Housing starts dropped to a 1.16-million unit pace in February after a sharp upward revision to January. The swings in the single-family market were the largest, with a sharp drop both month-to-month and on a year-over-year basis in February.
Losses were broad-based with the exception of multifamily construction in the Midwest. Single-family housing starts fell across the board. The level of declines in the South was particularly large. Unusually harsh winter weather in the South likely contributed to those losses. The breadth of the weakness we are seeing goes beyond a lousy winter alone. Indeed, extreme weather conditions - record lows and highs - have become the norm.

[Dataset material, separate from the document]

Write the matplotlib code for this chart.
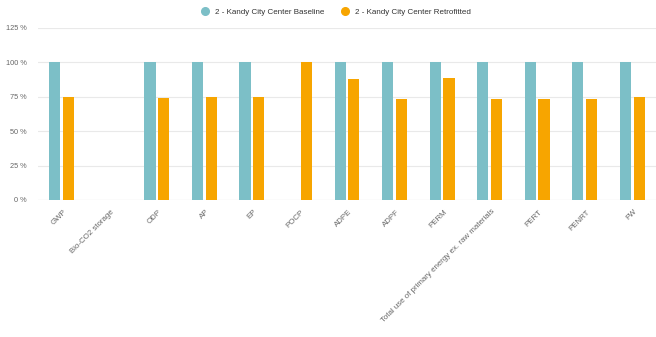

Builders came into the year with a big bounce in expectations in response to lower mortgage rates. They upped their investment in speculative projects, but sales failed to materialize. That has left the market with an overhang of new home inventories, something we have not seen in recent years. That could be a plus for current home buyers because builders are quick to discount homes they can’t sell. However, that shift is hard to read as a positive for the overall economy.
Permits for housing construction moderated in February. The level of single-family permits was steady but remains more than 7% below a year ago and leaves little room for improvement in March. Multifamily permits fell but remain well above year-ago levels. That reflects the low level of affordability for millennials in the single-family market and the need to rent for longer.
Millennials want to own homes as much as previous generations, but economic losses they endured from graduating into a recession have forced them to delay marriage, childbearing and home-buying longer than earlier generations. It is critical to note that those delays are rooted in their economic circumstances, not a shift in preferences.
Separately, the S&P Corelogic Case-Shiller measure of home values slowed to a 3.6% pace on a year-over-year basis in January from a 4.1% pace in December. The Federal Housing Finance Agency (FHFA) price index held up better in January at the 5.6% year-over-year pace of December but below the highs earlier in the cycle when mortgage rates were lower.
The housing market never fully recovered from the crisis and is once again cooling. Sales will likely do better than starts as we move into Spring. The downside is that recent applications suggest that those gains are concentrated in wealthier households. First-time buyers remain scarce and could be a signal of underlying weakness in the economy.